15. You've Felt Left Out During Friend Group Dynamics
Even in larger social circles, there's often an undercurrent of paired-off best friendships happening within the group, and you've felt the subtle exclusion that comes with not being half of one of those pairs. It's not that the group is unkind, but just that certain conversations, inside jokes, and invitations naturally flow between best friends first. You've learned to exist comfortably in the broader group while being aware that there's a layer of closeness you're not quite part of.
16. You've Questioned Whether It's Too Late
As people get older, social circles tend to solidify, and it becomes harder to form the kind of deep, time-intensive friendships that are easier to build during childhood or early adulthood. You've probably wondered at some point whether the window for finding a best friend has already closed for you, and whether what you have now is simply what you'll always have. It's a question many people in this situation wrestle with, especially when life gets busier and social opportunities become less frequent.
17. You've Had Friendships That Almost Got There
Most people who've never had a best friend can think of at least one or two relationships that came close, someone who felt like they could have been that person under different circumstances. Maybe the timing was off, one of you moved away, or the friendship fizzled before it ever fully solidified into something deeper. Those almost-friendships can be surprisingly hard to let go of, precisely because they offer a glimpse of what the real thing might have felt like.
18. Hearing "You Can Always Call Me" Means More to You
When someone tells you that you can reach out whenever you need something, you take that offer more seriously than a lot of people probably do. Because you've never had someone on permanent standby, a sincere offer of availability feels significant rather than just something people say to be polite. You're also more likely to actually follow through and take people up on it, because you don't have a default person to fall back on when things get hard.
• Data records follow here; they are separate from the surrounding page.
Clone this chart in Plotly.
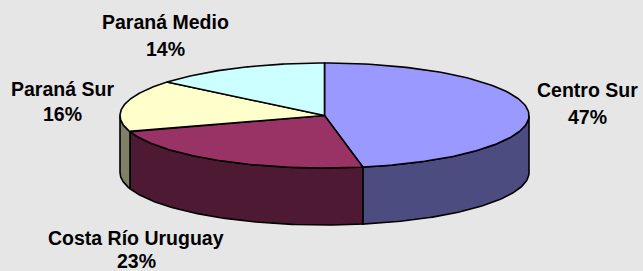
import numpy as np
import plotly.graph_objects as go

# ---- data ----
categories = ["Centro Sur", "Costa Río Uruguay", "Paraná Sur", "Paraná Medio"]
values = [47, 23, 16, 14]
top_colors = ["#9999FF", "#993366", "#FFFFCC", "#CCFFFF"]
side_colors = ["#4C4C80", "#4D1933", "#808066", "#668080"]

# ---- geometry (pixel space) ----
CX, CY, A, B, D = 324.5, 115.5, 204.5, 52.5, 57.0
W, H = 643, 271

def pt(theta_deg, dy=0.0):
    t = np.radians(theta_deg)
    return CX + A * np.sin(t), CY - B * np.cos(t) + dy

fig = go.Figure()
total = float(sum(values))
angles = []
acc = 0.0
for v in values:
    t0 = acc / total * 360.0
    acc += v
    t1 = acc / total * 360.0
    angles.append((t0, t1))

# side walls (front half only: 90..270 deg clockwise from top)
for (t0, t1), col in zip(angles, side_colors):
    s0, s1 = max(t0, 90.0), min(t1, 270.0)
    if s1 <= s0:
        continue
    th = np.linspace(s0, s1, 80)
    xt, yt = pt(th)
    xb, yb = pt(th[::-1], D)
    xs = np.concatenate([xt, xb, xt[:1]])
    ys = np.concatenate([yt, yb, yt[:1]])
    fig.add_trace(go.Scatter(x=xs, y=ys, mode="lines", fill="toself",
                             fillcolor=col, line=dict(color="black", width=1.6),
                             hoverinfo="skip", showlegend=False))

# top faces
for (t0, t1), col in zip(angles, top_colors):
    th = np.linspace(t0, t1, 120)
    xa, ya = pt(th)
    xs = np.concatenate([[CX], xa, [CX]])
    ys = np.concatenate([[CY], ya, [CY]])
    fig.add_trace(go.Scatter(x=xs, y=ys, mode="lines", fill="toself",
                             fillcolor=col, line=dict(color="black", width=1.6),
                             hoverinfo="skip", showlegend=False))

# labels: (x center, y of name, y of percent)
label_pos = {
    "Centro Sur": (587, 90, 117),
    "Costa Río Uruguay": (136, 238, 261),
    "Paraná Sur": (62, 89, 114),
    "Paraná Medio": (165, 22, 49),
}
font = dict(family="Liberation Sans, Arial, sans-serif", size=19.5, color="black")
for cat, v in zip(categories, values):
    x, y1, y2 = label_pos[cat]
    pct = f"{round(v / total * 100)}%"
    fig.add_annotation(x=x, y=y1, text=f"<b>{cat}</b>", showarrow=False,
                       xanchor="center", yanchor="middle", font=font)
    fig.add_annotation(x=x, y=y2, text=f"<b>{pct}</b>", showarrow=False,
                       xanchor="center", yanchor="middle", font=font)

fig.update_layout(
    width=W, height=H, autosize=False,
    margin=dict(l=0, r=0, t=0, b=0),
    paper_bgcolor="#E6E6E6", plot_bgcolor="#E6E6E6",
    xaxis=dict(range=[0, W], visible=False, fixedrange=True),
    yaxis=dict(range=[H, 0], visible=False, fixedrange=True),
)
fig.write_html(
    "out.html",
    config={"displayModeBar": False},
    post_script="document.body.style.margin='0';document.body.style.overflow='hidden';document.body.style.background='#E6E6E6';",
)
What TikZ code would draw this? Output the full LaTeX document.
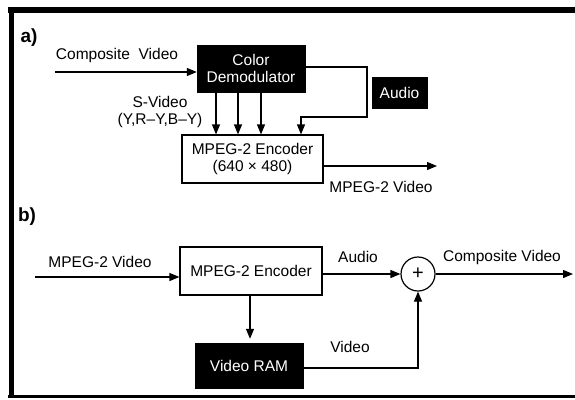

19. You've Developed a Strong Inner Circle
Not having a best friend doesn't mean you've been without meaningful relationships; it just means they look a little different. You might have a small handful of people you trust deeply, even if none of them occupy the singular "best friend" role in your life. That group, however small, still represents real connection; it's just distributed across multiple people rather than concentrated in one.
20. You Know Yourself Better Than Most
Without a best friend to help define your identity through shared history and mutual reflection, you've had to figure out who you are largely on your own terms. You've done the work of understanding your values, your limits, and your needs without someone else's constant input shaping the picture. That kind of self-knowledge is something a lot of people spend years trying to develop, and for you, it's simply been part of the experience from the start.